The main entrance, which lies at the intersection of two city streets, bisects the building, creating two wings. The east wing consists of galleries, art studios, and classrooms, as well as the Walter O. Evans Center for African American Studies, designed to house one of the most prominent collections of African-American art in the world. The west wing houses a 250-seat theater used for lectures and cultural programming. The structure is punctuated by a single vertical element marking the main entrance of the museum—a semitransparent channel-glass-encased tower. It is the first time that channel glass has been used this way. “It was … [designed] in horizontal confluences not requiring additional support and is able to withstand the impact of hurricane winds,” Sottile says. It also forms an identifying landmark for the museum, since it is the first addition to a civic landmark on the Savannah skyline in nearly 100 years.
On opening night, the gargantuan touchscreen table doubled as an interactive point of entry and a repository for empty champagne glasses—and reminded onlookers that, while firmly rooted in the dramatic history of its ancestors, the city is also gliding into the contemporary. As the party went into full swing, Paula Wallace announced to the crowd: “Alice Walker once said, … if art doesn’t make us better, then what is it for?” And the cheering drifted gently through the tree-lined streets.
Toolbox: Lobby Touch Table
New York–based design consultancy Pentagram created the world’s largest mobile, freestanding interactive table (left) for the lobby of the newly expanded SCAD Museum of Art. The table’s touchscreen surface serves not just as a conversation starter, but also provides digital orientation to the museum. And because it’s mobile, the table can be relocated elsewhere in the building to make room for events.
Pentagram’s Eddie Opara led a team that took the project from concept to completion in five months. More than 20 people can gather around the multitouch table at one time to view and share digital cards that present information about the museum’s ongoing exhibitions, permanent collections, and educational programs. Visitors can rotate the cards and slide them to other users at the table with the swipe of a fingertip. They also can enlarge the surface of each to present more information and display portfolios and slide shows of related images. Even the background begs for interaction: Users can draw shapes on the surface.

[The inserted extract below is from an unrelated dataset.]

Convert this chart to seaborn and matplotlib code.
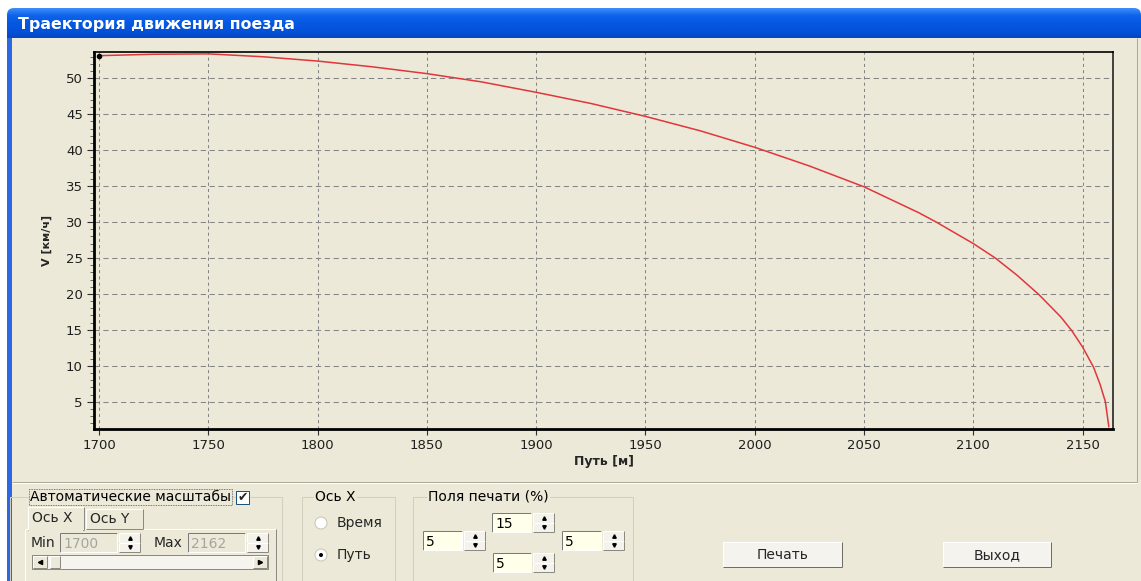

The table—which was fabricated by Brooklyn, N.Y.–based Milgo/Bufkin—is made from a single sheet of folded metal and measures 12 feet long, 5 feet wide, and 34 inches high. The form of the table itself was a collaboration with industrial designer Robert Langhorn, and Opara’s team developed the software for the table’s interface (using C++, Cinder, and Apple’s XCode) in such a way that allows SCAD to develop more programs for the table over time. The surface comprises six 55-inch self-leveling LCD screens, topped by a sheet of glass and surrounded by an infrared bar that activates the surface when touched.
This communal experience fosters collaboration among the SCAD community and museum visitors, and the table’s flexibility allows SCAD to update content within the existing program to showcase temporary exhibitions.